To cap off the trip, Pat is guest of honour at a university event. And once again, he is sketching for the audience.

PAT OLIPHANT: And the second ritual is the donning of the rubber gloves. I'm going to work with charcoal tonight. Politicians are dirty, dirty people. And cartooning and proctology have an awful lot in common. Which of you guys is first?

Barack Obama's victory has presented an unusual problem for both Pat and his friend the political satirist, P.J. O'Rourke.

P.J. O’ROURKE, POLITICAL SATIRIST: Both of us are in an awful situation because we have got this President that everybody likes, that hasn't done anything wrong. Plus his kids are cute, his wife is beautiful. Dammit. I'll be very interested to see how Pat portrays. Pat usually gets the inner evil to come out. So far we're not sure Obama's got any yet - we're hoping.
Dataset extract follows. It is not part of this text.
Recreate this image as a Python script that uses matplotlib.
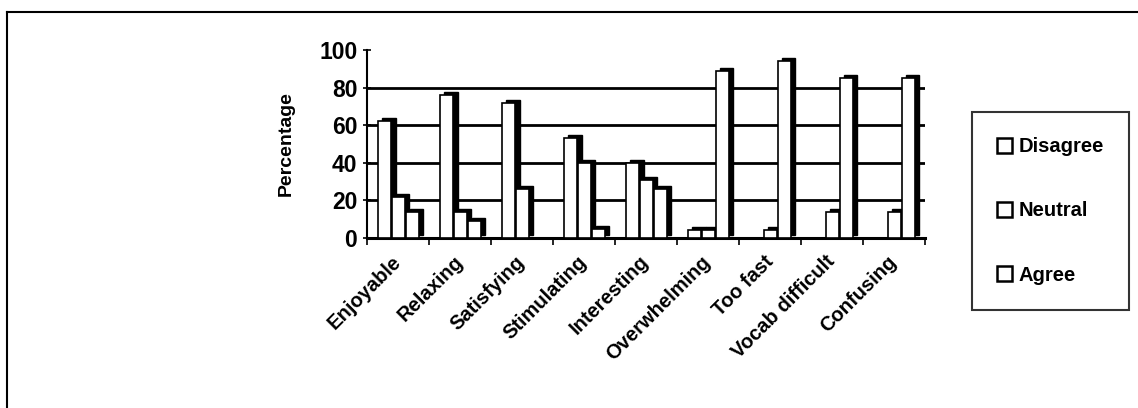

PAT OLIPHANT: God bless his ears anyway.

P.J. O’ROURKE: When you look at one of Pat's caricatures you see the character of the person for good or for ill. And I don't think anybody's - well any old cartoonist could do it with Nixon. But most cartoonists are not capable of that. They're not that good as artists and they're not that good as thinkers.
That's 'Sarah and the Moose'. Daddy, read 'Sarah and the Moose' again.

PAT OLIPHANT: That's got to be darker I think.

With the festivities over, Pat gets back to his working routine. He's grappling with how to portray America's new president.

REPORTER: What's he saying?

PAT OLIPHANT: Last chance to demand a recount, Mr O. Everybody's pinning a lot of hope on this guy. It's a hell of a weight considering what trouble we're in.

After more than 50 years in the business, and accolades galore, Pat should be ready for retirement. Instead he wants to keep on drawing, and keep holding politicians to account.

PAT OLIPHANT: Being a cartoonist is a great privilege really. I can say things that people want to say. I'm fortunate enough to have a forum in which to say it. And express the feelings of many people.